Sebagaimana ilmu-ilmu yang lain, maka di dalam ilu tafsir terdapat aliran-aliran dan perbedaan pendapat yang timbul karena perbedaan pandangan dan segi peninjauannya, sehingga sampai pada saat ini terdapat puluhan, bahkan ratusan ktab-kitab tafsir dari berbagai alliran¸sebagai hasil karya dari generasi-generasi yang sebelumnya. Dalam menguraikan perkembangan kitab-kitab tafsir dan ilmu tafsir dapat dibagi dalam tiga periode :
A.      PERIODE MUTAQADDIMIN
a)         Perbedaan Tingkatan Sahabat Dalam Memahami Al Qur’an
Al Qur’anul karim diturunkan dalam bahasa Arab, karena itu pada umumnya orang-orang arab dapat mengerti dan memahaminya dengan mudah. Dalam hal ini para sahabat adalah orang yang paling mengerti danmemahami ayat-ayat Al Qur’an, akan tetapi para sahabat itu tersendiri mempunyai tingkatan-tingkatan yang berbeda dalam memahami Al Qur’an. Hal ini disebabkan karena perbedaan tingkatan pengetahuan serta kecerdasan para sahabat itu sendiri. Dan sebab-sebab lainya adalah :
1)   Perbedaan pengetahuan para sahabat tentang sastra arab, gaya bahasa arab, adat istiadat dan sastra arab jahiliyyah.
2)   Ada para sahabat yang sering menemani nabi saw sehingga banyak pengetahuan yang mereka dapatkan, dan ada pula yang jarang mendampingi  nabi.
3)   Sahabat-sanabat yang banyak mengetahui asbabul nuzul lebih mampu dalam menafsirkan ayat-ayat al qur’an dari psds sahabat yang lain.
4)   Perbedaan tingkat pengetahuan adat istiadat, perkataan dan perbuatan arab jahiliyyah.

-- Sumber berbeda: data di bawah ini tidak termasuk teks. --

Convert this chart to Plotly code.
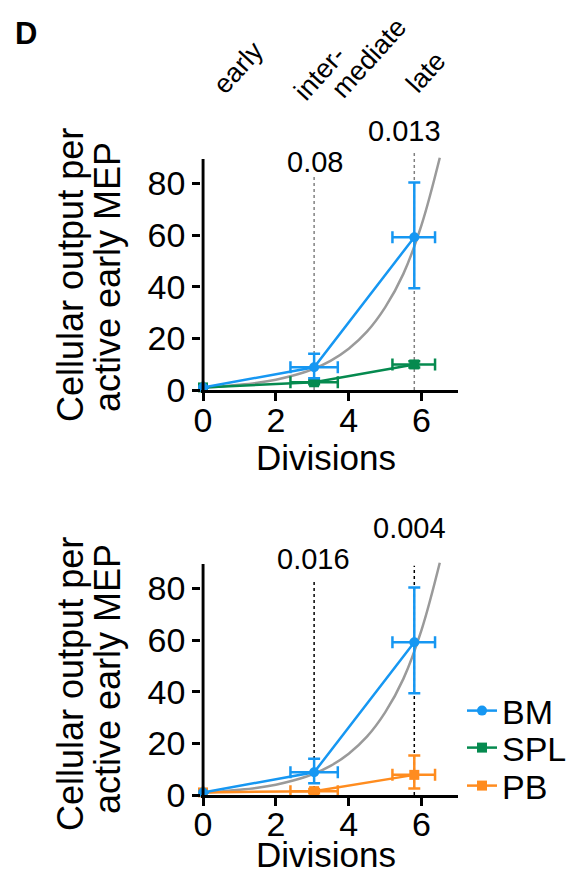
import plotly.graph_objects as go

# ---------------- data ----------------
divisions = [0, 3.05, 5.8]
div_err_minus = [0, 0.65, 0.6]
div_err_plus = [0, 0.65, 0.57]

bm_y = [1, 8.8, 59.2]
bm_err_plus = [0, 5.2, 21.2]
bm_err_minus = [0, 4.2, 19.8]

spl_y = [1, 3.0, 9.9]
spl_err_plus = [0, 0.8, 1.2]
spl_err_minus = [0, 0.8, 1.2]

pb_y = [1, 1.5, 7.8]
pb_err_plus = [0, 0.8, 7.5]
pb_err_minus = [0, 0.8, 5.3]

# exponential reference curve
curve_x = [0, 0.5, 1, 1.5, 2, 2.5, 3, 3.5, 4, 4.5, 5, 5.5, 6, 6.5]
curve_y = [1, 1.4, 2, 2.8, 4, 5.7, 8, 11.3, 16, 22.6, 32, 45, 64, 90]

stage_labels = ["early", "inter-", "mediate", "late"]
p_top = ["0.08", "0.013"]
p_bottom = ["0.016", "0.004"]
p_x = [3.05, 5.8]
dot_top_y = [83.5, 92]
dot_bot_y = [83.6, 88.8]

x_ticks = [0, 2, 4, 6]
y_ticks = [0, 20, 40, 60, 80]

# ---------------- style ----------------
W, H = 572, 873
FONT = "Arial, Liberation Sans, Helvetica, sans-serif"
BLUE = "#1697f2"
GREEN = "#058a4f"
ORANGE = "#ff8c1f"
GRAY = "#9a9a9a"

def px_x(p):
    return p / W

def px_y(p):
    return 1 - p / H

fig = go.Figure()

def add_series(x, y, ep, em, color, symbol, msize, name, xa, ya, show, leg):
    fig.add_trace(go.Scatter(
        x=x, y=y, mode="lines+markers", name=name,
        xaxis=xa, yaxis=ya, showlegend=show, legend=leg,
        line=dict(color=color, width=2.5),
        marker=dict(color=color, symbol=symbol, size=msize),
        error_y=dict(type="data", array=ep, arrayminus=em, color=color,
                     thickness=2.5, width=6, symmetric=False),
        error_x=dict(type="data", array=div_err_plus, arrayminus=div_err_minus,
                     color=color, thickness=2.5, width=6, symmetric=False),
        cliponaxis=False,
    ))

for xa, ya, dots, dcol in [("x", "y", dot_top_y, "#808080"), ("x2", "y2", dot_bot_y, "#000000")]:
    for xv, top in zip(p_x, dots):
        fig.add_trace(go.Scatter(x=[xv, xv], y=[0, top], mode="lines", xaxis=xa, yaxis=ya,
                                 line=dict(color=dcol, width=1.5, dash="dot"),
                                 showlegend=False, hoverinfo="skip"))
    fig.add_trace(go.Scatter(x=curve_x, y=curve_y, mode="lines", xaxis=xa, yaxis=ya,
                             line=dict(color=GRAY, width=2.5, shape="spline"),
                             showlegend=False, hoverinfo="skip"))

add_series(divisions, spl_y, spl_err_plus, spl_err_minus, GREEN, "square", 10, "SPL", "x", "y", True, "legend2")
add_series(divisions, bm_y, bm_err_plus, bm_err_minus, BLUE, "circle", 10, "BM", "x", "y", True, "legend")
add_series(divisions, pb_y, pb_err_plus, pb_err_minus, ORANGE, "square", 10, "PB", "x2", "y2", True, "legend3")
add_series(divisions, bm_y, bm_err_plus, bm_err_minus, BLUE, "circle", 10, "BM", "x2", "y2", False, "legend")

xdom = [px_x(201.2), px_x(458)]
ydom_top = [px_y(390), px_y(150)]
ydom_bot = [px_y(795), px_y(555)]

axis_common = dict(showgrid=False, zeroline=False, ticks="outside", ticklen=8, tickwidth=3,
                   tickcolor="black", tickfont=dict(family=FONT, size=34, color="black"),
                   automargin=False)

def leg(ypx):
    return dict(x=px_x(462), y=px_y(ypx), xanchor="left", yanchor="middle",
                font=dict(family=FONT, size=34, color="black"), itemwidth=30,
                bgcolor="rgba(0,0,0,0)")

fig.update_layout(
    width=W, height=H, margin=dict(l=0, r=0, t=0, b=0, pad=0, autoexpand=False),
    paper_bgcolor="white", plot_bgcolor="white",
    font=dict(family=FONT, color="black"),
    xaxis=dict(domain=xdom, range=[-0.05, 7], anchor="y", tickvals=x_ticks,
               showline=True, linewidth=3, linecolor="black", ticklabelstandoff=-10, **axis_common),
    yaxis=dict(domain=ydom_top, range=[0, 93], anchor="x", tickvals=y_ticks,
               showline=False, **axis_common),
    xaxis2=dict(domain=xdom, range=[-0.05, 7], anchor="y2", tickvals=x_ticks,
                showline=True, linewidth=3, linecolor="black", ticklabelstandoff=-11, **axis_common),
    yaxis2=dict(domain=ydom_bot, range=[0, 93], anchor="x2", tickvals=y_ticks,
                showline=False, **axis_common),
    legend=leg(711),
    legend2=leg(748),
    legend3=leg(786),
    showlegend=True,
)

# y-axis lines as shapes (stop below top of plot area)
for xr, yr in [("x", "y"), ("x2", "y2")]:
    fig.add_shape(type="line", xref=xr, yref=yr, x0=0, x1=0, y0=0, y1=89.5,
                  line=dict(color="black", width=3))

ann = []
def text(x, y, t, size, angle=0, bold=False):
    ann.append(dict(x=x, y=y, xref="paper", yref="paper", text=("<b>%s</b>" % t) if bold else t,
                    showarrow=False, textangle=angle, xanchor="center", yanchor="middle",
                    font=dict(family=FONT, size=size, color="black")))

text(px_x(26), px_y(34), "D", 31, bold=True)
text(px_x(238), px_y(68), stage_labels[0], 27, -48)
text(px_x(320), px_y(73), stage_labels[1], 27, -48)
text(px_x(369), px_y(58), stage_labels[2], 27, -48)
text(px_x(426), px_y(72), stage_labels[3], 27, -48)

# y-axis titles and x-axis titles
text(px_x(70), px_y(275), "Cellular output per", 36, -90)
text(px_x(107), px_y(277), "active early MEP", 36, -90)
text(px_x(326), px_y(457), "Divisions", 35)
text(px_x(70), px_y(684), "Cellular output per", 36, -90)
text(px_x(107), px_y(679), "active early MEP", 36, -90)
text(px_x(326), px_y(854), "Divisions", 35)

text(px_x(315), px_y(162), p_top[0], 29)
text(px_x(404), px_y(131), p_top[1], 29)
text(px_x(313), px_y(559), p_bottom[0], 29)
text(px_x(409), px_y(528), p_bottom[1], 29)

fig.update_layout(annotations=ann)

fig.write_html("out.html", config={"displayModeBar": False},
               post_script="document.body.style.margin='0';document.body.style.overflow='hidden';")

5)   Perbedaan tingkat pengetahuan para sahabat tentang yang dilakukan oleh orang-orang yahudi dan asrani di jaziratul arab, pada waktu suatu ayat diturunkan. Sebab suat ayyat diturunkan ada yang berhubungan dengan penolakan dan sanggahan terhadap perbuatan-perbuatabn orang-orang yahudi dan nasrani itu, akan lebih dapat memahami ayat-ayat tersebut di banding yang lain.